On May 21, 2021, the FSTB published its consultation conclusions on legislative proposals to enhance anti-money laundering and counter-terrorist financing ("AML/CTF") regulation in Hong Kong, including a proposal to introduce a mandatory licensing regime for VA trading platforms in line with the recommendations of the Financial Action Task Force ("FATF").4
MANDATORY LICENSING REGIME
Under the licensing regime proposed by the amended AMLO gazetted on June 14, 2022, operating a VA exchange in Hong Kong or operating a non-Hong Kong VA exchange which actively markets to the Hong Kong public will be regarded as a "regulated VA activity" under the AMLO, requiring a license granted by the SFC.
Operating a VA exchange is defined as providing services through means of electronic facilities (a) whereby (i) offers to sell or purchase VAs are regularly made or accepted; or (ii) persons are regularly introduced, or identified to other persons in order that they may negotiate or conclude sales or purchases of VAs, in each case in a way that results in a binding transaction; and (b) where client money or client VAs comes into direct or indirect possession of the operator. Notably, this indicates that pure peer-to-peer exchanges where transactions occur directly between traders will not be subject to the mandatory licensing regime.
There is no longer any requirement that the VA being traded constitutes a "security" under the SFO. The definition of VAs under the amended AMLO would include a broad range of VAs, of which typical examples are Bitcoin and stablecoins. The proposed legislation expressly provides that certain assets do not constitute VAs, such as central bank digital currencies, and limited purpose digital tokens (including customer loyalty reward points, or in-game assets). As clarified in the SFC's recent press release, most non-fungible tokens ("NFTs") which represent unique copies of underlying assets do not fall under the definition of VAs.5
The key requirements under the proposed mandatory licensing regime include:
- Eligibility. Only Hong Kong incorporated companies with a permanent place of business in Hong Kong, or non-Hong Kong incorporated companies which have registered in Hong Kong under the Companies Ordinance (Cap. 622) are eligible for applying for a license.

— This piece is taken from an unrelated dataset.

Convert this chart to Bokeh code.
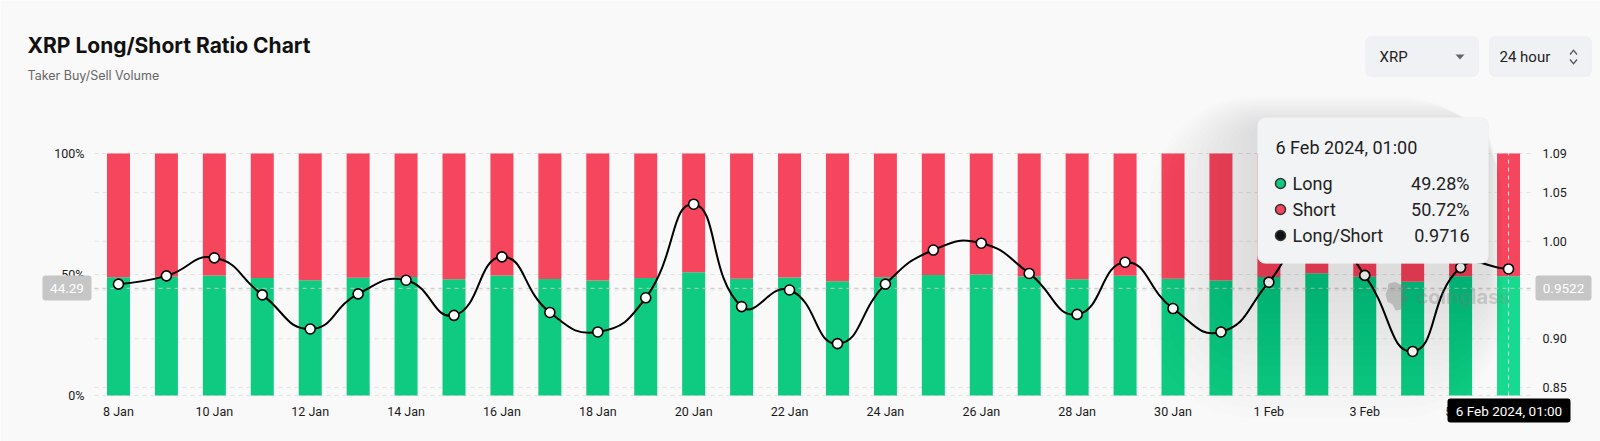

- Fit-and-proper test. An applicant must pass the fit and proper person test, taking into account the applicant's financial status or solvency; educational or other qualifications or experience in the functions to be performed; ability to provide the VA service competently, honestly and fairly; reputation, character, reliability and financial integrity; whether the applicant has been convicted of a money-laundering/terrorist-financing offence or other offences in which the applicant is found to have acted fraudulently, corruptly or dishonestly; and whether the applicant has failed to comply with a requirement imposed under the AMLO.
- Responsible officers. An applicant will have to appoint at least two (2) responsible officers to be generally responsible for AML/CTF compliance. The responsible officers are to be held personally accountable in case of non-compliance. Only responsible officers approved by the SFC may become executive directors of a VA exchange.
- Licensed representatives. Only individuals licensed by the SFC as licensed representatives may carry out the regulated functions on behalf of the VA exchange, i.e., operation of a VA exchange that is not work ordinarily performed by an accountant, clerk, or cashier. Licensed representatives must also pass the fit and proper person test.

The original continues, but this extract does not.